* [Available data]
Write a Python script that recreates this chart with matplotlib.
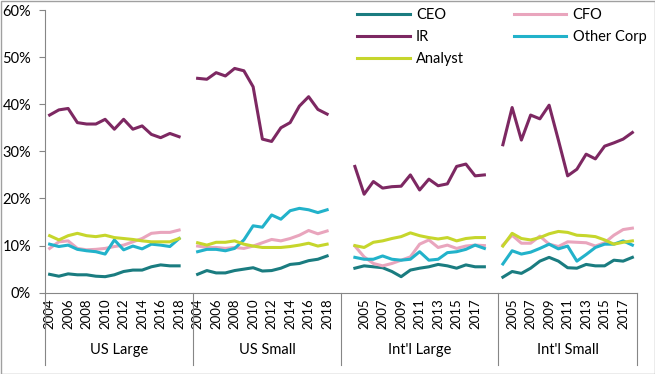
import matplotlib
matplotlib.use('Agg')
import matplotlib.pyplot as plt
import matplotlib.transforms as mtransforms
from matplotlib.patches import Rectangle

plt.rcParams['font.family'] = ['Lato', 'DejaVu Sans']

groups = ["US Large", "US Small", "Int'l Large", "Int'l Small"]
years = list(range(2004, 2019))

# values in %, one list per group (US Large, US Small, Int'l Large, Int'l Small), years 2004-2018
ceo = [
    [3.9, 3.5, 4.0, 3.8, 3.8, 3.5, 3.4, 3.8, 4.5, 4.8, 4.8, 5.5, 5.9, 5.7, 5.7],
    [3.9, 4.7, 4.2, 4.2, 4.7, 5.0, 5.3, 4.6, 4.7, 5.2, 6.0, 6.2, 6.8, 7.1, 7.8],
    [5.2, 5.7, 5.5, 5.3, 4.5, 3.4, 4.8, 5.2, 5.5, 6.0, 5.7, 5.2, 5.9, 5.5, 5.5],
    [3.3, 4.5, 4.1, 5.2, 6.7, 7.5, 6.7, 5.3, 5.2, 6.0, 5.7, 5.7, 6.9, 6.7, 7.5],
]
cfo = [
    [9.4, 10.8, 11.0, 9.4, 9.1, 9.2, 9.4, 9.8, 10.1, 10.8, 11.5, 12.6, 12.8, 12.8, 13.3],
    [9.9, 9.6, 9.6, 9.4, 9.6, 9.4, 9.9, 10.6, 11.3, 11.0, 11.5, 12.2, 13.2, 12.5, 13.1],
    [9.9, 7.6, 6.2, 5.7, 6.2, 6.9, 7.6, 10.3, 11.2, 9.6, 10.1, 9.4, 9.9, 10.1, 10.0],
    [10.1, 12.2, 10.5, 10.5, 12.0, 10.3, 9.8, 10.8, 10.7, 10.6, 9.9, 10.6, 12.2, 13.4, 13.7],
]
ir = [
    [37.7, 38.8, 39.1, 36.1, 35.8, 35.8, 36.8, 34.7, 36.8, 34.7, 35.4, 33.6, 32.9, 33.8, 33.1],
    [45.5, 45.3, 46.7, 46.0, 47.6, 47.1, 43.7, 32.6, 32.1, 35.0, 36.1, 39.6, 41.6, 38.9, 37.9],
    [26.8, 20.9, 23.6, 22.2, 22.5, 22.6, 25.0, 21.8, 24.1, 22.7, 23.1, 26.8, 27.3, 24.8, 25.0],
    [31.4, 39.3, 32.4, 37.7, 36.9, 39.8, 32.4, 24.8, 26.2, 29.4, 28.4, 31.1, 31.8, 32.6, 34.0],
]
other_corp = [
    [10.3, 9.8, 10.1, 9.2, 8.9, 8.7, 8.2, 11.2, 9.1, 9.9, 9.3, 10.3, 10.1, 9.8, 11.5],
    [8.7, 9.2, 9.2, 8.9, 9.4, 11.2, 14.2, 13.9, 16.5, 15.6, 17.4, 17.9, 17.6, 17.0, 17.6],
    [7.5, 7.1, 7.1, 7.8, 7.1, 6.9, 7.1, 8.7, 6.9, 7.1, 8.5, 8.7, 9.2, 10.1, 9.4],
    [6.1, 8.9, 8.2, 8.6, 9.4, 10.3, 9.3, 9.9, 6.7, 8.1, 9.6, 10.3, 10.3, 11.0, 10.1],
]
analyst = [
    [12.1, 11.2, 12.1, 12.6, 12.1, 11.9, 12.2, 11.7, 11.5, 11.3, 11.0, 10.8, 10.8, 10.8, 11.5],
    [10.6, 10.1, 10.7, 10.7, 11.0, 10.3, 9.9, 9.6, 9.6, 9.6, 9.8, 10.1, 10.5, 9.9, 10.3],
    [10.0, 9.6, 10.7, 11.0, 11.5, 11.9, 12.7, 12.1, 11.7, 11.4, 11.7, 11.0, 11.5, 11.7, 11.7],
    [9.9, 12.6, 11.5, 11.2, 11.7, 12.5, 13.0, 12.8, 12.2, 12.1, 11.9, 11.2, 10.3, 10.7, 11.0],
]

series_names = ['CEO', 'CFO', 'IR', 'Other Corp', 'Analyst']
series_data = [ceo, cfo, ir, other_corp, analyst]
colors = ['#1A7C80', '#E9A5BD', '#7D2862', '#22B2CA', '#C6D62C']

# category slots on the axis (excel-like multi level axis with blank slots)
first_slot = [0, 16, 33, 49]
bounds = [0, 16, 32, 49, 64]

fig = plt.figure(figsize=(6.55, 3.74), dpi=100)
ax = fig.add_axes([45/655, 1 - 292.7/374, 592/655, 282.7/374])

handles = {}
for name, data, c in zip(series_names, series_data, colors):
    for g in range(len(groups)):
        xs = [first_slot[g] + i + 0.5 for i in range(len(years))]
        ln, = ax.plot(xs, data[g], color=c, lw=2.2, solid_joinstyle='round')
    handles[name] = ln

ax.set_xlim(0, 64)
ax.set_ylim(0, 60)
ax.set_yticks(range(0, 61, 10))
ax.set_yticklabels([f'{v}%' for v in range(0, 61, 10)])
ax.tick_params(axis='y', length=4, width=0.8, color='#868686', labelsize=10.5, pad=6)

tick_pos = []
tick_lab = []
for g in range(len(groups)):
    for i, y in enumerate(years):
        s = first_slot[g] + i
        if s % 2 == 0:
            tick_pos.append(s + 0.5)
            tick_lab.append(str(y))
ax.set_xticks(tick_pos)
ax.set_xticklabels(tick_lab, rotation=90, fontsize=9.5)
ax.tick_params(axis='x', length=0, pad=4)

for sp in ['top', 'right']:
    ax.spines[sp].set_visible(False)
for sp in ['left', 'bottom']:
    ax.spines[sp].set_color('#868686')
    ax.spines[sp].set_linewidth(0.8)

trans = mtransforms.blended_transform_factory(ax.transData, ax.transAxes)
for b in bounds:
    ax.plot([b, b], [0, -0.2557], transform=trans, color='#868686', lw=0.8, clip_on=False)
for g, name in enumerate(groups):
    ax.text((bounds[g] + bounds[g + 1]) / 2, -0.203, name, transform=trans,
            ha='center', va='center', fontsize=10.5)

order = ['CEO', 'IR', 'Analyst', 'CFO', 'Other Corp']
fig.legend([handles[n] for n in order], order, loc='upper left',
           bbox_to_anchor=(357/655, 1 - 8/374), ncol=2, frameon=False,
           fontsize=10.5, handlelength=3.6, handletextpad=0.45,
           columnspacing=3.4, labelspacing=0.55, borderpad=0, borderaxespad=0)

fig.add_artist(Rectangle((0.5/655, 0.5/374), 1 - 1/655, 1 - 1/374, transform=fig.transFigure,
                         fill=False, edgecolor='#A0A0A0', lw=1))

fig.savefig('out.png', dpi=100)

* [Aim] Pictures stay out. Print the data exactly, from its first line through the line containing "from matplotlib.patches import Rectangle".

* [Final result]
Write a Python script that recreates this chart with matplotlib.
import matplotlib
matplotlib.use('Agg')
import matplotlib.pyplot as plt
import matplotlib.transforms as mtransforms
from matplotlib.patches import Rectangle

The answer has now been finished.